[Stored items]
···

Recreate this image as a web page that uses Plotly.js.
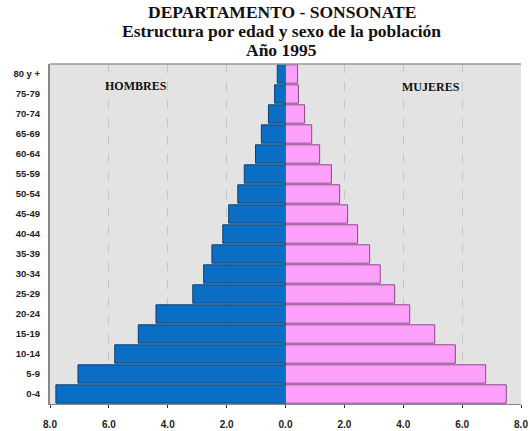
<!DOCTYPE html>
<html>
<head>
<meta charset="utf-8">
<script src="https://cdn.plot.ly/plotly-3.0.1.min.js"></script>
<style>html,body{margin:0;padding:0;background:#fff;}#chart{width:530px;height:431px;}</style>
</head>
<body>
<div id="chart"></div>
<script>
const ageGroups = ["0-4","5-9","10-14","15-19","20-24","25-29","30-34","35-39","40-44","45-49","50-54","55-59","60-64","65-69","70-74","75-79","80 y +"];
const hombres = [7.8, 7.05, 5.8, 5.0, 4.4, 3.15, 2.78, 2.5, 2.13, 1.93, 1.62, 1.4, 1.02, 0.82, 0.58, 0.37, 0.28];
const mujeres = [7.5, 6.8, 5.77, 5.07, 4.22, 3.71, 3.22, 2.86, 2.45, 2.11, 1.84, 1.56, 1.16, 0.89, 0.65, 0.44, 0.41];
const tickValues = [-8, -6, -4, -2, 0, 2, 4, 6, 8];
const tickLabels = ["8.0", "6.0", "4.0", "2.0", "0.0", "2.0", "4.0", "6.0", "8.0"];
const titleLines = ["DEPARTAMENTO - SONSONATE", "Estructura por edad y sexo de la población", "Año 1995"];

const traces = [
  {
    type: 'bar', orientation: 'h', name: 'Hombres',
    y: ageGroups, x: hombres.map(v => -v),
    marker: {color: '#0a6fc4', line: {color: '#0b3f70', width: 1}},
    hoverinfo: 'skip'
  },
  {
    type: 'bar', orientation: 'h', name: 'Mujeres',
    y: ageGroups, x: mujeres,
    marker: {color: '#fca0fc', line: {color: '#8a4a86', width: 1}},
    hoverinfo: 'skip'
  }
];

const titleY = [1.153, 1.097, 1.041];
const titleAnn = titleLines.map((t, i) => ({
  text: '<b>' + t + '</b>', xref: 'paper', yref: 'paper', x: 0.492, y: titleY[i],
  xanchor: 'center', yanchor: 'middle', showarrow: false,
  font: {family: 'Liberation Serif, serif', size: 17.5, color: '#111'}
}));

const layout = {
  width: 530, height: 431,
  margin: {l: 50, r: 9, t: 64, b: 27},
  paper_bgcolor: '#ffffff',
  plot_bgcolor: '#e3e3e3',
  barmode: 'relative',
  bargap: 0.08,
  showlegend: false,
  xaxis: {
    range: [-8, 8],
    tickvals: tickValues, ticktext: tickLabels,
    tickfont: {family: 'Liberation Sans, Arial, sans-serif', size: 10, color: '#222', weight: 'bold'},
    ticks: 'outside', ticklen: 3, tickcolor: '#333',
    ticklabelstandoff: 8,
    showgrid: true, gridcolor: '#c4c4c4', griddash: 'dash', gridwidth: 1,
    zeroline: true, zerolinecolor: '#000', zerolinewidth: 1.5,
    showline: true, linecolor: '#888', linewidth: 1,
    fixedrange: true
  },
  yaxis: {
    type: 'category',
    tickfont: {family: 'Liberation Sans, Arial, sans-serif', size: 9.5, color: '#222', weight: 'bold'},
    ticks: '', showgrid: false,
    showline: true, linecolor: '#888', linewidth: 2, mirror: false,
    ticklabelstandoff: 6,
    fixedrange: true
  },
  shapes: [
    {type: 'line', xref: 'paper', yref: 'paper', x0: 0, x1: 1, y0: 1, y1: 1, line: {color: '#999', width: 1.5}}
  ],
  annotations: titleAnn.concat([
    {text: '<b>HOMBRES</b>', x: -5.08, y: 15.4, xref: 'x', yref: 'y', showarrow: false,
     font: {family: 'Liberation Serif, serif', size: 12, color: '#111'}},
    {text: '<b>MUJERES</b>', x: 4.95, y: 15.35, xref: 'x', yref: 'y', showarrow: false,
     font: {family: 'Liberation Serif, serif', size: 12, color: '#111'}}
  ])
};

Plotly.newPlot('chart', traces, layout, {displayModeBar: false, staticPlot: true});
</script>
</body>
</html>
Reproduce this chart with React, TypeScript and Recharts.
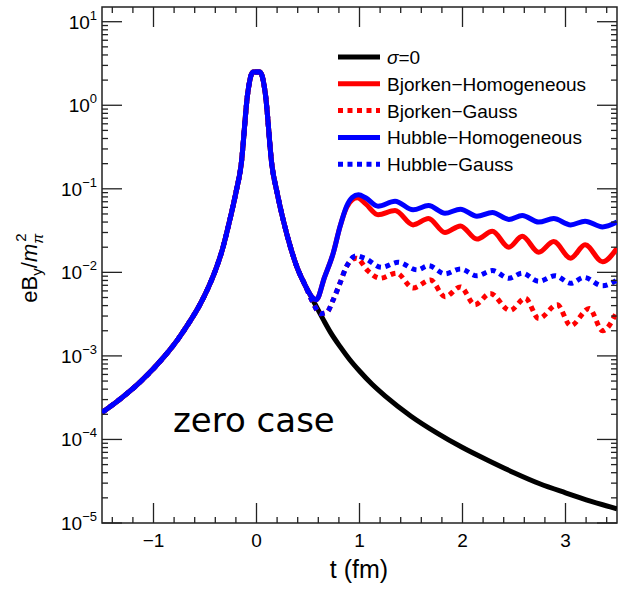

···

■ Task statement: Quote the material word for word, dropping any images it holds.

■ Answer for the task:
Recreate this image as a web page that uses Plotly.js.
<!DOCTYPE html>
<html>
<head>
<meta charset="utf-8">
<script src="https://cdn.plot.ly/plotly-3.0.1.min.js"></script>
<style>html,body{margin:0;padding:0;background:#fff;}#chart{width:530px;height:431px;}</style>
</head>
<body>
<div id="chart"></div>
<script>
const ageGroups = ["0-4","5-9","10-14","15-19","20-24","25-29","30-34","35-39","40-44","45-49","50-54","55-59","60-64","65-69","70-74","75-79","80 y +"];
const hombres = [7.8, 7.05, 5.8, 5.0, 4.4, 3.15, 2.78, 2.5, 2.13, 1.93, 1.62, 1.4, 1.02, 0.82, 0.58, 0.37, 0.28];
const mujeres = [7.5, 6.8, 5.77, 5.07, 4.22, 3.71, 3.22, 2.86, 2.45, 2.11, 1.84, 1.56, 1.16, 0.89, 0.65, 0.44, 0.41];
const tickValues = [-8, -6, -4, -2, 0, 2, 4, 6, 8];
const tickLabels = ["8.0", "6.0", "4.0", "2.0", "0.0", "2.0", "4.0", "6.0", "8.0"];
const titleLines = ["DEPARTAMENTO - SONSONATE", "Estructura por edad y sexo de la población", "Año 1995"];

const traces = [
  {
    type: 'bar', orientation: 'h', name: 'Hombres',
    y: ageGroups, x: hombres.map(v => -v),
    marker: {color: '#0a6fc4', line: {color: '#0b3f70', width: 1}},
    hoverinfo: 'skip'
  },
  {
    type: 'bar', orientation: 'h', name: 'Mujeres',
    y: ageGroups, x: mujeres,
    marker: {color: '#fca0fc', line: {color: '#8a4a86', width: 1}},
    hoverinfo: 'skip'
  }
];

const titleY = [1.153, 1.097, 1.041];
const titleAnn = titleLines.map((t, i) => ({
  text: '<b>' + t + '</b>', xref: 'paper', yref: 'paper', x: 0.492, y: titleY[i],
  xanchor: 'center', yanchor: 'middle', showarrow: false,
  font: {family: 'Liberation Serif, serif', size: 17.5, color: '#111'}
}));

const layout = {
  width: 530, height: 431,
  margin: {l: 50, r: 9, t: 64, b: 27},
  paper_bgcolor: '#ffffff',
  plot_bgcolor: '#e3e3e3',
  barmode: 'relative',
  bargap: 0.08,
  showlegend: false,
  xaxis: {
    range: [-8, 8],
    tickvals: tickValues, ticktext: tickLabels,
    tickfont: {family: 'Liberation Sans, Arial, sans-serif', size: 10, color: '#222', weight: 'bold'},
    ticks: 'outside', ticklen: 3, tickcolor: '#333',
    ticklabelstandoff: 8,
    showgrid: true, gridcolor: '#c4c4c4', griddash: 'dash', gridwidth: 1,
    zeroline: true, zerolinecolor: '#000', zerolinewidth: 1.5,
    showline: true, linecolor: '#888', linewidth: 1,
    fixedrange: true
  },
  yaxis: {
    type: 'category',
    tickfont: {family: 'Liberation Sans, Arial, sans-serif', size: 9.5, color: '#222', weight: 'bold'},
    ticks: '', showgrid: false,
    showline: true, linecolor: '#888', linewidth: 2, mirror: false,
    ticklabelstandoff: 6,
    fixedrange: true
  },
  shapes: [
    {type: 'line', xref: 'paper', yref: 'paper', x0: 0, x1: 1, y0: 1, y1: 1, line: {color: '#999', width: 1.5}}
  ],
  annotations: titleAnn.concat([
    {text: '<b>HOMBRES</b>', x: -5.08, y: 15.4, xref: 'x', yref: 'y', showarrow: false,
     font: {family: 'Liberation Serif, serif', size: 12, color: '#111'}},
    {text: '<b>MUJERES</b>', x: 4.95, y: 15.35, xref: 'x', yref: 'y', showarrow: false,
     font: {family: 'Liberation Serif, serif', size: 12, color: '#111'}}
  ])
};

Plotly.newPlot('chart', traces, layout, {displayModeBar: false, staticPlot: true});
</script>
</body>
</html>
Reproduce this chart with React, TypeScript and Recharts.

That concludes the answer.